Chiam's email really brings a smile to my face. I had a good laugh at some parts.. I think I really need some comedy around. Kinda demotivated to do some stuff.. And sometimes looking at some things, they seem to be stagnant.. I ask myself sometimes, "where's the transformation, where's the change??" I realised I've been feeling jaded over this issue. Somewhat discouraged. But I recall a song this morning (I cant remember it now) and I decided to look to Jesus. He who is great in power and my strong tower.
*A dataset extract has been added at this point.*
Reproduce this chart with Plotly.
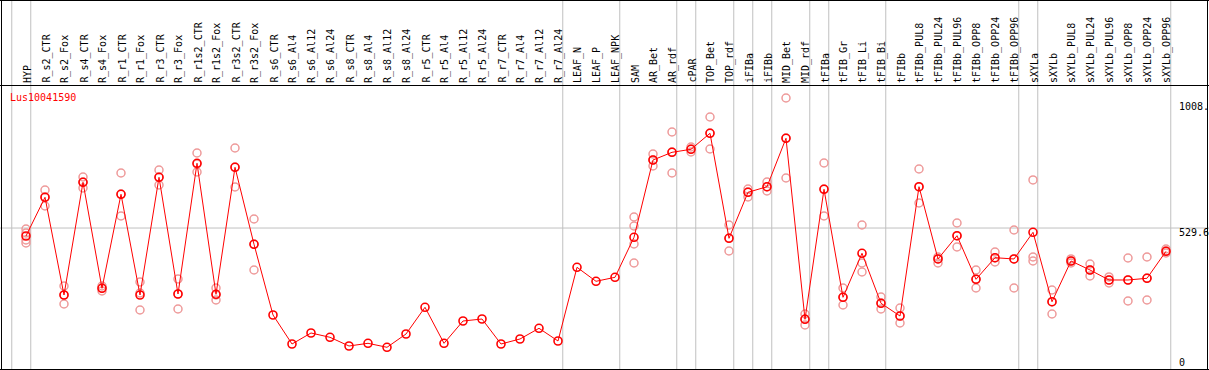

Saturday, October 09, 2010

I really don't know how to survive at work without the bunch of girls in my office (that includes Hitomi who has been banished to the other side, but she keeps visiting us and brings life to the office!). Each of us always have our nonsense period and the rest can't help but overhear and comment. I think that's really healthy work environment. We're not drowned by our work such that we forget that people do exist. And we bring small bits of joy into each other's lives. (:

Meanwhile, I have been revisiting things that I used to do, just to remind myself that I'm still youthful and such. Hahaha. There was this crazy period that we just love to do this ballerina-klutz jump-fly thingy and taking shots of it. We look really retarded. (:

Chiam's departure has somewhat helped keep the friendship going stronger because we're emailing n stuff. Really, I guess it really took her courage to fly to China. While 6 months isn't long, and neither is it short, I really can't wait for her to return. ): But besides that, I really hope that she'd learn smth unique from her trip.. (:

I asked myself today, "Why don't you feel tired having to come to church twice a week?" At first I reasoned that it was like a routine kinda thing, but I realised it was not even that. Church has always been a place where I can really put everything down and just look to God- to who He is, and not what I'm not. (: I feel so at rest each time I come to church. And perhaps, this is something that I just can't quite find elsewhere.